• EXERCISE GOAL: Return, without pictures, the lines from the start of the data through the one that contains "const fitDet2 = [411.9, 405.0];".
* start DATA SECTION *
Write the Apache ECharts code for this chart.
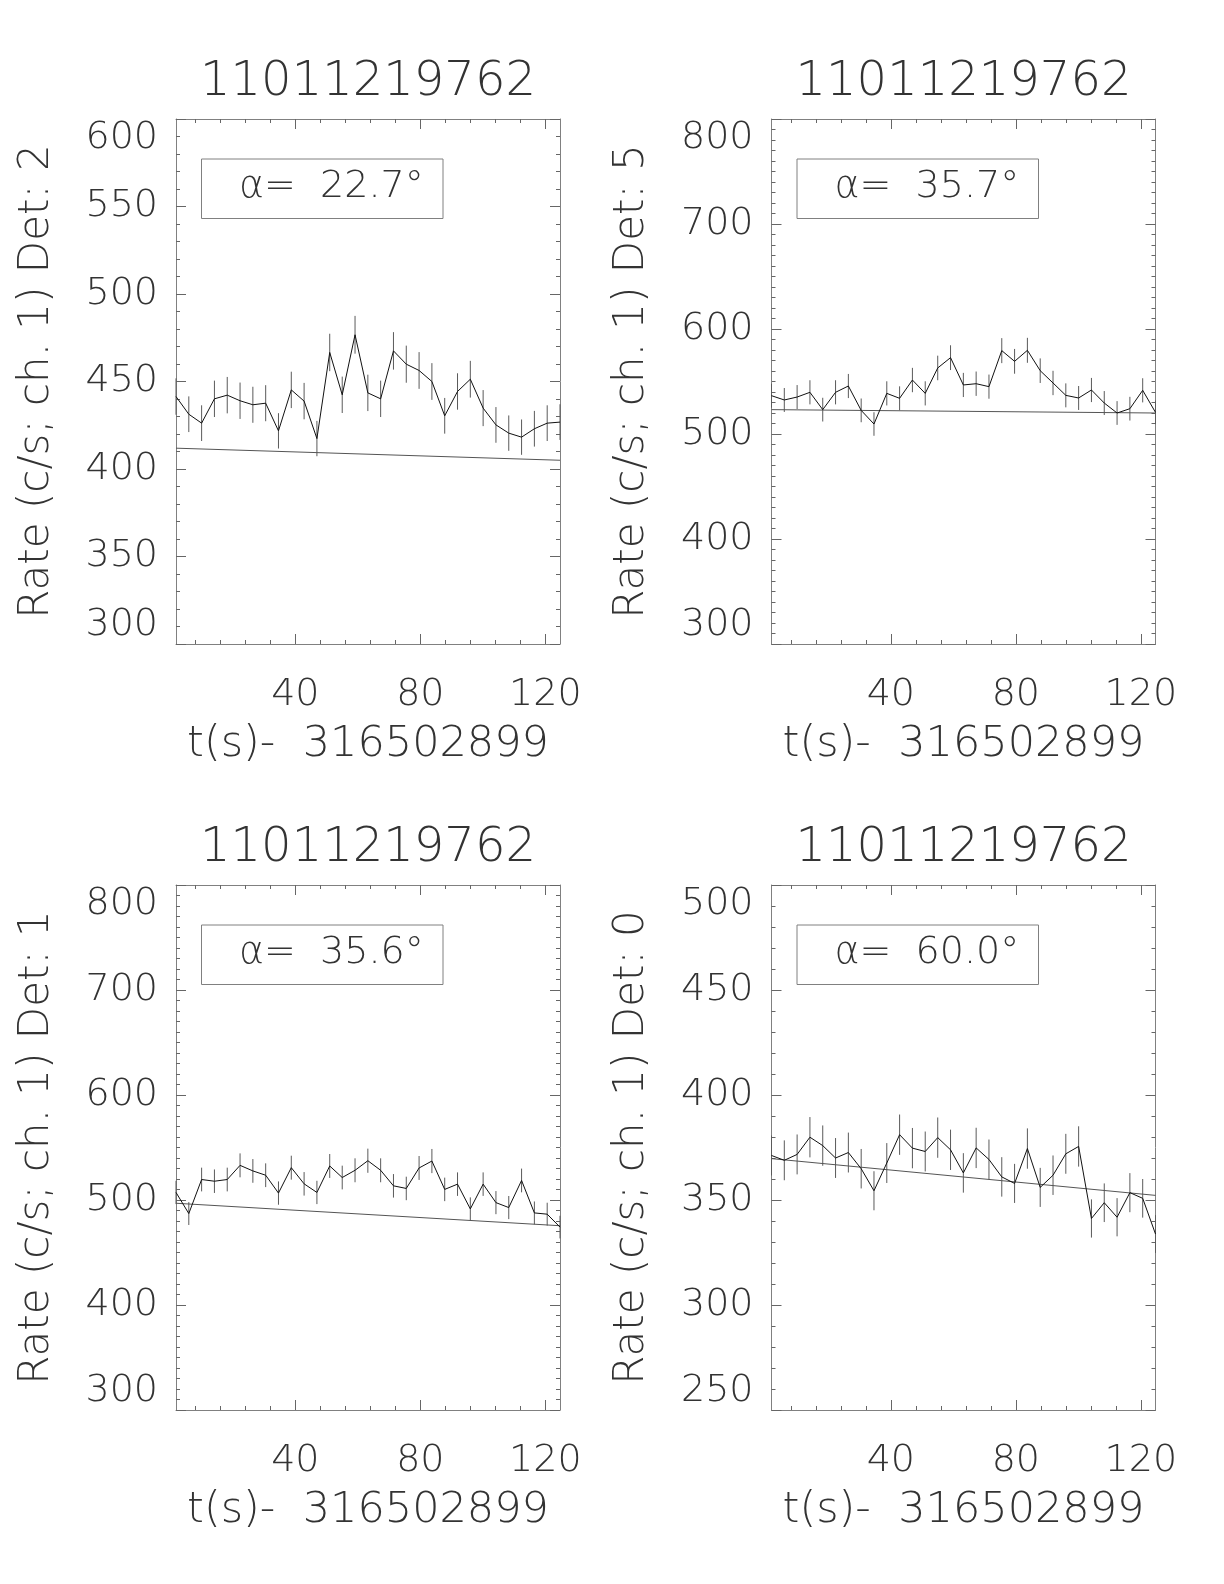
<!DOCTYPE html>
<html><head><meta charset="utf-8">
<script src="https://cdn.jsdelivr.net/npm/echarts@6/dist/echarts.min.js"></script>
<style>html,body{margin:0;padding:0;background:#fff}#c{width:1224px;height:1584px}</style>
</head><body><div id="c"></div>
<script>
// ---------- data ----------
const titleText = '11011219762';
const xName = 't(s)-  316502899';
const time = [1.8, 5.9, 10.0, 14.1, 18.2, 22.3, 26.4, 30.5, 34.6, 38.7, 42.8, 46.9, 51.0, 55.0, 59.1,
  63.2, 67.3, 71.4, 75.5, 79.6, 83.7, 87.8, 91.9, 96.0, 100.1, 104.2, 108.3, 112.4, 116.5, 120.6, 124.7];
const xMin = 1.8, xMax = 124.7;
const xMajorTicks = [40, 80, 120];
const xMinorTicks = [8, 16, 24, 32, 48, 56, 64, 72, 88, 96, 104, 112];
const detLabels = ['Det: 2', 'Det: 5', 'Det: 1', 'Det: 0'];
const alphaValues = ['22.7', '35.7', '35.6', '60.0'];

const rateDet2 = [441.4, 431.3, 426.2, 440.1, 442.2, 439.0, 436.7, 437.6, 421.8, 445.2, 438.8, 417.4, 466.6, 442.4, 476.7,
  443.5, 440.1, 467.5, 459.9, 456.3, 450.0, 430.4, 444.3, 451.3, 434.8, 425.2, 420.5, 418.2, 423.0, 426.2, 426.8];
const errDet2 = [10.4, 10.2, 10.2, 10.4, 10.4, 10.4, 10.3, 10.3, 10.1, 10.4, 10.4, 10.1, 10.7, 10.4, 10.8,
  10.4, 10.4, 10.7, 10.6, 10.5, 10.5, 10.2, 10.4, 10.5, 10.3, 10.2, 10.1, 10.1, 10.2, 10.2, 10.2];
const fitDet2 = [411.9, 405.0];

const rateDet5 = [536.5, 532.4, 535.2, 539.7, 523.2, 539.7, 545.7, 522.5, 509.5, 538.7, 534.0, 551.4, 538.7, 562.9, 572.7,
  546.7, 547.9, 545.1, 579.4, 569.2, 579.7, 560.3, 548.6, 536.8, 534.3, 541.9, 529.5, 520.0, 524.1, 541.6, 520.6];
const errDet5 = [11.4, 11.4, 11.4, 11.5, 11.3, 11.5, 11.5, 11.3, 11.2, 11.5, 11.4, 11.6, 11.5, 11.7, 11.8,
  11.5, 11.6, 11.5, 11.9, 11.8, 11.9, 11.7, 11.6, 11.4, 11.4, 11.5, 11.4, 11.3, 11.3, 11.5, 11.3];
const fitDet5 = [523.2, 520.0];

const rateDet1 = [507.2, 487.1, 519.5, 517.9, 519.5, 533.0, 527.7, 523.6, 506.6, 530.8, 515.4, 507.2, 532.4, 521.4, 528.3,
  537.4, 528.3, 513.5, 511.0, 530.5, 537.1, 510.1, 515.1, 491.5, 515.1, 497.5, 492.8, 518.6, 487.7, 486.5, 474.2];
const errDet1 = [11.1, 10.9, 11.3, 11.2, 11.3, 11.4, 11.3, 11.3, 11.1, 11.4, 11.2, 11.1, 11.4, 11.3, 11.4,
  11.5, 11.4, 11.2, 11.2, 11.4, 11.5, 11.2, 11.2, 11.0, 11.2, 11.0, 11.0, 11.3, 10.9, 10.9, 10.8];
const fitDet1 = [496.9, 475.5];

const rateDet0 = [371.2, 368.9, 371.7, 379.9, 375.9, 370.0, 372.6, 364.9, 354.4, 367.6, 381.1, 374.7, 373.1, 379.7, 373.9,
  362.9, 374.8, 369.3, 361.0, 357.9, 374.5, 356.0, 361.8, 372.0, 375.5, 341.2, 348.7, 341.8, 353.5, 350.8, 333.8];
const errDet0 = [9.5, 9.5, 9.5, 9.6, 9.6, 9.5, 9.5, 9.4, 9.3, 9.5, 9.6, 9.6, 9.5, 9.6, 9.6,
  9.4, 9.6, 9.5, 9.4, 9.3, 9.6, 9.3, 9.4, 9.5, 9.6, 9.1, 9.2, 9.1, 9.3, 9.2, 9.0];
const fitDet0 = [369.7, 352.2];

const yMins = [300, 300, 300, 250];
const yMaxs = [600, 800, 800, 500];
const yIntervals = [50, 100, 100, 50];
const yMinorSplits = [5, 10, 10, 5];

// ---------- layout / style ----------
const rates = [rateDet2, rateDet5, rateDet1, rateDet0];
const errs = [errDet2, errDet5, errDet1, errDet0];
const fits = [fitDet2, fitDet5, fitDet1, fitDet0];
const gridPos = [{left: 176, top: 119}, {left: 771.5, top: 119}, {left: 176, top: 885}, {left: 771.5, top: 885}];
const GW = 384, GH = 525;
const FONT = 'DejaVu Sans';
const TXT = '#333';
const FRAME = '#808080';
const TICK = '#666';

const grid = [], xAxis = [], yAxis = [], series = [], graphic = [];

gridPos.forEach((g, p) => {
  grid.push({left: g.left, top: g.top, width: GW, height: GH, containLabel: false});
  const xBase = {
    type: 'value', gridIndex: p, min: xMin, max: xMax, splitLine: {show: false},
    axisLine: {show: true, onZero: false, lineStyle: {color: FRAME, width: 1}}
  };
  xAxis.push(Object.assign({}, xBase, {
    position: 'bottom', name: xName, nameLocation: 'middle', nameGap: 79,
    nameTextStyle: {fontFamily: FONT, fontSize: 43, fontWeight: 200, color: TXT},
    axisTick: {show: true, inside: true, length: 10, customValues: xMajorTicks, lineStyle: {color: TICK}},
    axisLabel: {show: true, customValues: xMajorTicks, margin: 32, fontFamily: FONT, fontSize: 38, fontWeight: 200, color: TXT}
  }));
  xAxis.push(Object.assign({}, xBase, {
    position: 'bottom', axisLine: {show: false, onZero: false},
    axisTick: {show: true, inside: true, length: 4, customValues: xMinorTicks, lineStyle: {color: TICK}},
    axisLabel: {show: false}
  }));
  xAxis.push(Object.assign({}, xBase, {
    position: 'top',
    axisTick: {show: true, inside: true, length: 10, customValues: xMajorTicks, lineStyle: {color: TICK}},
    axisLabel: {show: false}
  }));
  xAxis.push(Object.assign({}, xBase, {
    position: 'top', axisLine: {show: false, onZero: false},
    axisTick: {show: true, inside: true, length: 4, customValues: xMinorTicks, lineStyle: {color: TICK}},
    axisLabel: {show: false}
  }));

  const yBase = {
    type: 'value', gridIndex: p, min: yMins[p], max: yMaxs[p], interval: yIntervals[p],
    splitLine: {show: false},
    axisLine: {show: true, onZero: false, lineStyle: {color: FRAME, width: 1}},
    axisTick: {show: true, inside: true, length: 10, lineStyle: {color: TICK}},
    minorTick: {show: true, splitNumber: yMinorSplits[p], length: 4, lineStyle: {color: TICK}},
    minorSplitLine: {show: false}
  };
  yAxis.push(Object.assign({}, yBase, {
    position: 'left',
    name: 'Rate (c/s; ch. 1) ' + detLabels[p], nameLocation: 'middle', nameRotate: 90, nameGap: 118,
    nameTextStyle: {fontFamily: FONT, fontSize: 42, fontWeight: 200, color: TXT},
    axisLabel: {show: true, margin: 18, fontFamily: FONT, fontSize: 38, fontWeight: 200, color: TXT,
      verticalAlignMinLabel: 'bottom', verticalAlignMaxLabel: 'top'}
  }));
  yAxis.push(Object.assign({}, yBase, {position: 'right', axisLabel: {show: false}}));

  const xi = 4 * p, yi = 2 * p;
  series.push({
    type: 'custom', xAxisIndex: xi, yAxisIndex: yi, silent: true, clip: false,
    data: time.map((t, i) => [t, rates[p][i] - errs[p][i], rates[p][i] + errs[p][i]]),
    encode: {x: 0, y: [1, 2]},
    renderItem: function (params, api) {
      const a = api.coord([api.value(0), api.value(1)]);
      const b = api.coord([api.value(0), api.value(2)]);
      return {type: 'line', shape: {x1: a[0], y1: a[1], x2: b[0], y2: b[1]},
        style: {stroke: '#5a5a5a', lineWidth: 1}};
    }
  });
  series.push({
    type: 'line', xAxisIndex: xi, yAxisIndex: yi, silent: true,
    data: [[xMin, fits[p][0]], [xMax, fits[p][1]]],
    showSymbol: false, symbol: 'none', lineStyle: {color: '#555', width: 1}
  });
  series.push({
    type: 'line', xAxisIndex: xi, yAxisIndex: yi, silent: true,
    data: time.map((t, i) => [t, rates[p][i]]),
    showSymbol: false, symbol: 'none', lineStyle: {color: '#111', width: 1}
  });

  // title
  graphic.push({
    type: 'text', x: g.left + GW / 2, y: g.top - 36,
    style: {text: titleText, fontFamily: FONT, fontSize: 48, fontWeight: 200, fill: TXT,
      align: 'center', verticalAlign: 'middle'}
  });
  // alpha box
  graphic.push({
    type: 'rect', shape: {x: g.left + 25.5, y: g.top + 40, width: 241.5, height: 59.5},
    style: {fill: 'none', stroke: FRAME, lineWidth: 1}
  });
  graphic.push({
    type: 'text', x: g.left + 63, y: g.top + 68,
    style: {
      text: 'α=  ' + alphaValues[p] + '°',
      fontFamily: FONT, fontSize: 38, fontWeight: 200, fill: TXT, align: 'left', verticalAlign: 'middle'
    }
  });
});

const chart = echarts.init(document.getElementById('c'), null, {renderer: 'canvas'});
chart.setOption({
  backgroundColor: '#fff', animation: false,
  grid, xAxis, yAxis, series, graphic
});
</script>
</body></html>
* end DATA SECTION *
• SOLUTION FOR THIS EXERCISE:
Write the Apache ECharts code for this chart.
<!DOCTYPE html>
<html><head><meta charset="utf-8">
<script src="https://cdn.jsdelivr.net/npm/echarts@6/dist/echarts.min.js"></script>
<style>html,body{margin:0;padding:0;background:#fff}#c{width:1224px;height:1584px}</style>
</head><body><div id="c"></div>
<script>
// ---------- data ----------
const titleText = '11011219762';
const xName = 't(s)-  316502899';
const time = [1.8, 5.9, 10.0, 14.1, 18.2, 22.3, 26.4, 30.5, 34.6, 38.7, 42.8, 46.9, 51.0, 55.0, 59.1,
  63.2, 67.3, 71.4, 75.5, 79.6, 83.7, 87.8, 91.9, 96.0, 100.1, 104.2, 108.3, 112.4, 116.5, 120.6, 124.7];
const xMin = 1.8, xMax = 124.7;
const xMajorTicks = [40, 80, 120];
const xMinorTicks = [8, 16, 24, 32, 48, 56, 64, 72, 88, 96, 104, 112];
const detLabels = ['Det: 2', 'Det: 5', 'Det: 1', 'Det: 0'];
const alphaValues = ['22.7', '35.7', '35.6', '60.0'];

const rateDet2 = [441.4, 431.3, 426.2, 440.1, 442.2, 439.0, 436.7, 437.6, 421.8, 445.2, 438.8, 417.4, 466.6, 442.4, 476.7,
  443.5, 440.1, 467.5, 459.9, 456.3, 450.0, 430.4, 444.3, 451.3, 434.8, 425.2, 420.5, 418.2, 423.0, 426.2, 426.8];
const errDet2 = [10.4, 10.2, 10.2, 10.4, 10.4, 10.4, 10.3, 10.3, 10.1, 10.4, 10.4, 10.1, 10.7, 10.4, 10.8,
  10.4, 10.4, 10.7, 10.6, 10.5, 10.5, 10.2, 10.4, 10.5, 10.3, 10.2, 10.1, 10.1, 10.2, 10.2, 10.2];
const fitDet2 = [411.9, 405.0];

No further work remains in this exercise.